Crypto

Crypto Mining Stocks Rally as Bitcoin Surges

March 02, 2026 • 4 min read
Crypto Mining Stocks Rally as Bitcoin Surges

Bitcoin's Resurgence Ignites Mining Sector Rally

The correlation between Bitcoin's spot price and the equity valuations of public mining firms has rarely been more pronounced. As the leading cryptocurrency recently surged past critical resistance levels, a broad rally ensued across the mining sector, with major players like Marathon Digital Holdings, Riot Platforms, and CleanSpark seeing double-digit percentage gains in early trading. This market movement underscores a fundamental shift in sentiment, driven less by speculative fervor and more by a recalibration of on-chain profitability metrics and operational efficiency.

Unlike previous cycles where price action alone dictated stock performance, the current rally is underpinned by a more nuanced understanding of mining economics. Investors are increasingly scrutinizing the interplay between hash rate growth, energy costs, and the impending difficulty adjustments that define the sector's margin structures.

Profitability Metrics and the Hash Rate Equation

The primary engine behind the renewed investor confidence is the improvement in mining profitability, often measured by the "hash price"—the daily revenue generated per unit of computing power. With Bitcoin trading above the $65,000 threshold in recent sessions, the hash price has recovered significantly from the compression seen during the bear market lows. For efficient miners operating with modern ASIC fleets, the all-in cost of production now sits comfortably below the prevailing market price, creating a healthy spread that translates directly to free cash flow.

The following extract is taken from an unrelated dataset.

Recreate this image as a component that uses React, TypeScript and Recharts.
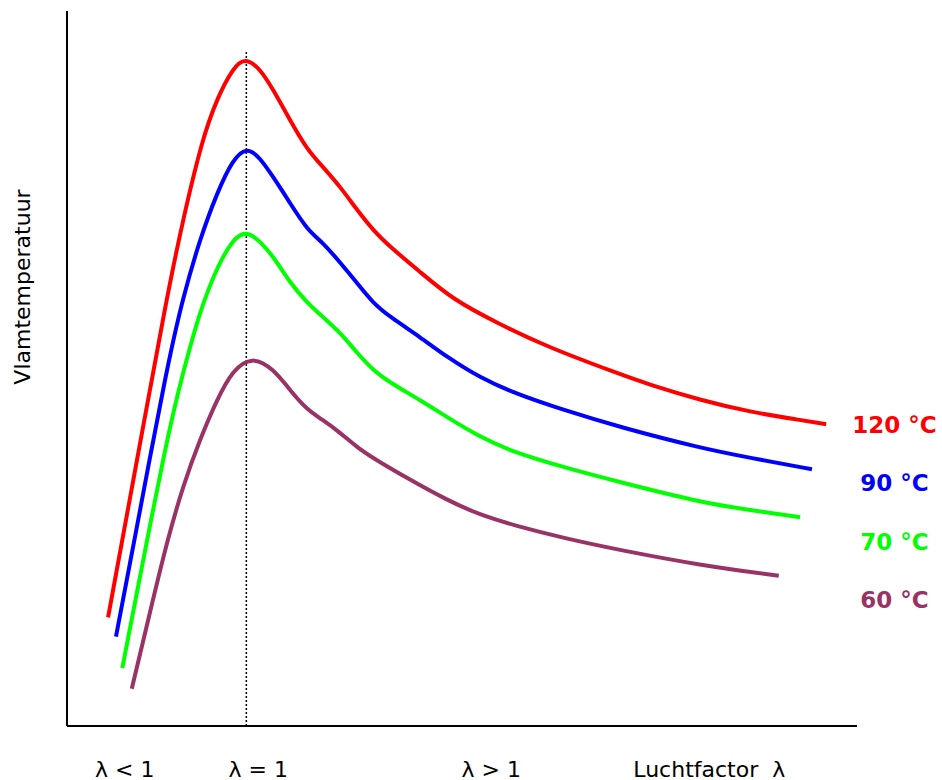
import React from 'react'
import { LineChart, Line, XAxis, YAxis, ReferenceLine, ReferenceDot } from 'recharts'

// x: luchtfactor positie (0-100), y: relatieve vlamtemperatuur (0-100)
const line120 = [
  { x: 5.2, y: 15.2 }, { x: 8.4, y: 34.4 }, { x: 12.7, y: 60.4 }, { x: 14.7, y: 70.9 },
  { x: 17.1, y: 82.0 }, { x: 19.0, y: 87.8 }, { x: 21.0, y: 92.0 }, { x: 22.5, y: 93.5 },
  { x: 24.4, y: 92.0 }, { x: 26.1, y: 89.0 }, { x: 28.2, y: 84.8 }, { x: 30.4, y: 80.6 },
  { x: 32.4, y: 78.2 }, { x: 34.6, y: 75.4 }, { x: 36.7, y: 72.2 }, { x: 38.7, y: 69.4 },
  { x: 40.9, y: 67.0 }, { x: 44.7, y: 63.5 }, { x: 48.9, y: 59.6 }, { x: 54.4, y: 56.4 },
  { x: 60.8, y: 53.0 }, { x: 70.0, y: 49.2 }, { x: 73.8, y: 47.7 }, { x: 80.1, y: 45.6 },
  { x: 86.5, y: 43.9 }, { x: 92.8, y: 42.8 }, { x: 96.1, y: 42.2 },
]

const line90 = [
  { x: 6.2, y: 12.5 }, { x: 8.4, y: 25.2 }, { x: 12.7, y: 50.5 }, { x: 14.7, y: 60.0 },
  { x: 16.8, y: 68.0 }, { x: 19.0, y: 74.6 }, { x: 21.0, y: 79.3 }, { x: 22.8, y: 81.0 },
  { x: 24.4, y: 79.5 }, { x: 26.1, y: 76.8 }, { x: 28.2, y: 73.2 }, { x: 30.4, y: 69.4 },
  { x: 32.4, y: 67.6 }, { x: 34.6, y: 64.8 }, { x: 36.7, y: 62.0 }, { x: 38.7, y: 59.2 },
  { x: 40.9, y: 57.2 }, { x: 44.7, y: 54.4 }, { x: 48.1, y: 51.6 }, { x: 52.3, y: 48.7 },
  { x: 56.5, y: 46.6 }, { x: 62.8, y: 44.2 }, { x: 70.0, y: 41.8 }, { x: 80.1, y: 38.9 },
  { x: 86.5, y: 37.5 }, { x: 94.3, y: 35.9 },
]

const line70 = [
  { x: 7.0, y: 8.1 }, { x: 8.4, y: 16.1 }, { x: 12.7, y: 40.6 }, { x: 14.7, y: 49.5 },
  { x: 16.8, y: 58.0 }, { x: 19.0, y: 64.2 }, { x: 21.0, y: 68.1 }, { x: 22.9, y: 69.6 },
  { x: 26.1, y: 65.8 }, { x: 28.2, y: 62.0 }, { x: 30.4, y: 59.2 }, { x: 32.4, y: 57.2 },
  { x: 34.6, y: 55.0 }, { x: 36.7, y: 52.2 }, { x: 38.7, y: 49.8 }, { x: 40.9, y: 48.0 },
  { x: 44.7, y: 45.6 }, { x: 48.1, y: 43.2 }, { x: 52.3, y: 40.4 }, { x: 56.5, y: 38.3 },
  { x: 62.8, y: 36.2 }, { x: 70.0, y: 34.1 }, { x: 80.1, y: 31.3 }, { x: 86.5, y: 30.2 },
  { x: 92.8, y: 29.2 },
]

const line60 = [
  { x: 8.2, y: 5.2 }, { x: 10.5, y: 15.9 }, { x: 12.7, y: 26.0 }, { x: 14.7, y: 33.6 },
  { x: 16.8, y: 40.0 }, { x: 19.0, y: 45.7 }, { x: 21.0, y: 49.8 }, { x: 23.4, y: 51.7 },
  { x: 26.1, y: 50.0 }, { x: 28.2, y: 47.0 }, { x: 30.4, y: 44.2 }, { x: 32.4, y: 42.8 },
  { x: 34.6, y: 41.0 }, { x: 36.7, y: 39.0 }, { x: 38.7, y: 37.5 }, { x: 43.0, y: 34.7 },
  { x: 48.1, y: 31.6 }, { x: 52.3, y: 29.5 }, { x: 56.5, y: 28.1 }, { x: 62.8, y: 26.3 },
  { x: 70.0, y: 24.6 }, { x: 80.1, y: 22.5 }, { x: 90.1, y: 21.0 },
]

const tickPositions = [7.3, 24.2, 53.7, 81.3]
const tickLabels = ['λ < 1', 'λ = 1', 'λ > 1', 'Luchtfactor  λ']

const lambdaOne = 22.7
const lambdaOneTop = 94.3

const series = [
  { name: '120 °C', data: line120, color: '#ff0000', labelX: 99.4, labelY: 42.1 },
  { name: '90 °C', data: line90, color: '#0000ff', labelX: 100.4, labelY: 34.0 },
  { name: '70 °C', data: line70, color: '#00ff00', labelX: 100.4, labelY: 25.7 },
  { name: '60 °C', data: line60, color: '#993366', labelX: 100.4, labelY: 17.6 },
]

const font = '"DejaVu Sans", Verdana, sans-serif'

function BottomTick(props: any) {
  const { x, y, index } = props
  return (
    <text
      x={x}
      y={y + 35}
      textAnchor='middle'
      dominantBaseline='central'
      fontFamily={font}
      fontSize={22}
      fill='#000'
      style={{ whiteSpace: 'pre' }}
    >
      {tickLabels[index]}
    </text>
  )
}

function YTitle(props: any) {
  const { viewBox } = props
  const cx = 22
  const cy = viewBox.y + 276
  return (
    <text
      x={cx}
      y={cy}
      transform={`rotate(-90 ${cx} ${cy})`}
      textAnchor='middle'
      dominantBaseline='central'
      fontFamily={font}
      fontSize={22}
      fill='#000'
    >
      Vlamtemperatuur
    </text>
  )
}

function seriesLabel(text: string, color: string) {
  return (props: any) => {
    const { viewBox } = props
    return (
      <text
        x={viewBox.x}
        y={viewBox.y}
        textAnchor='start'
        dominantBaseline='central'
        fontFamily={font}
        fontWeight='bold'
        fontSize={23}
        fill={color}
      >
        {text}
      </text>
    )
  }
}

export default function App() {
  return (
    <div style={{ position: 'absolute', left: 0, top: 0, width: 942, height: 780, background: '#fff' }}>
      <LineChart width={942} height={780} margin={{ top: 11, right: 85, bottom: 0, left: 0 }}>
        <XAxis
          type='number'
          dataKey='x'
          domain={[0, 100]}
          allowDataOverflow
          height={54}
          ticks={tickPositions}
          interval={0}
          tickLine={false}
          tick={<BottomTick />}
          axisLine={{ stroke: '#000', strokeWidth: 2 }}
        />
        <YAxis
          type='number'
          dataKey='y'
          domain={[0, 100]}
          allowDataOverflow
          width={67}
          tick={false}
          tickLine={false}
          axisLine={{ stroke: '#000', strokeWidth: 2 }}
          label={<YTitle />}
        />
        <ReferenceLine
          segment={[{ x: lambdaOne, y: 0 }, { x: lambdaOne, y: lambdaOneTop }]}
          stroke='#000'
          strokeWidth={1.5}
          strokeDasharray='2 2'
        />
        {series.map(s => (
          <Line
            key={s.name}
            data={s.data}
            dataKey='y'
            type='basis'
            stroke={s.color}
            strokeWidth={4}
            dot={false}
            activeDot={false}
            isAnimationActive={false}
          />
        ))}
        {series.map(s => (
          <ReferenceDot
            key={`lbl-${s.name}`}
            x={s.labelX}
            y={s.labelY}
            r={0}
            fill='none'
            stroke='none'
            ifOverflow='visible'
            label={seriesLabel(s.name, s.color)}
          />
        ))}
      </LineChart>
    </div>
  )
}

However, the narrative is not uniform across the board. Public miners with older infrastructure or higher debt loads are seeing muted reactions compared to their leaner competitors. The market is effectively performing a stress test in real-time, rewarding companies that have successfully lowered their cost-per-coin metrics through hardware upgrades and strategic energy contracting.

Difficulty Adjustments and Operational Headwinds

While rising prices provide a tailwind, the Bitcoin network's automatic difficulty adjustment mechanism remains a critical variable. Following the most recent adjustment, network difficulty climbed by approximately 3.5%, reflecting the return of dormant hash rate and the deployment of new machinery. While this increase ensures network security, it proportionally dilutes the revenue share for individual miners unless they continuously expand their own capacity.

This dynamic creates a "arms race" environment where capital expenditure (CapEx) must be carefully managed. Miners unable to upgrade their fleet velocity risk seeing their relative share of the network pie shrink, even as the absolute value of Bitcoin rises. Consequently, stock performance is diverging based on each company's ability to scale hash rate faster than the network difficulty increases.

The Energy Cost Imperative

Perhaps the most significant differentiator in this cycle is the focus on energy arbitrage. As institutional scrutiny intensifies and margin pressures mount post-halving, the cost of power has become the single most important determinant of long-term viability. Miners with fixed-rate power purchase agreements (PPAs) or those capable of demand-response strategies—shutting down operations during peak grid stress to sell energy back to the grid—are commanding premium valuations.

Regions with volatile energy pricing are forcing miners to become active participants in the energy market rather than passive consumers. Companies demonstrating the flexibility to curtail operations during high-price events are not only protecting margins but also generating ancillary revenue streams. This operational sophistication is increasingly priced into stock valuations, separating the industry leaders from the laggards.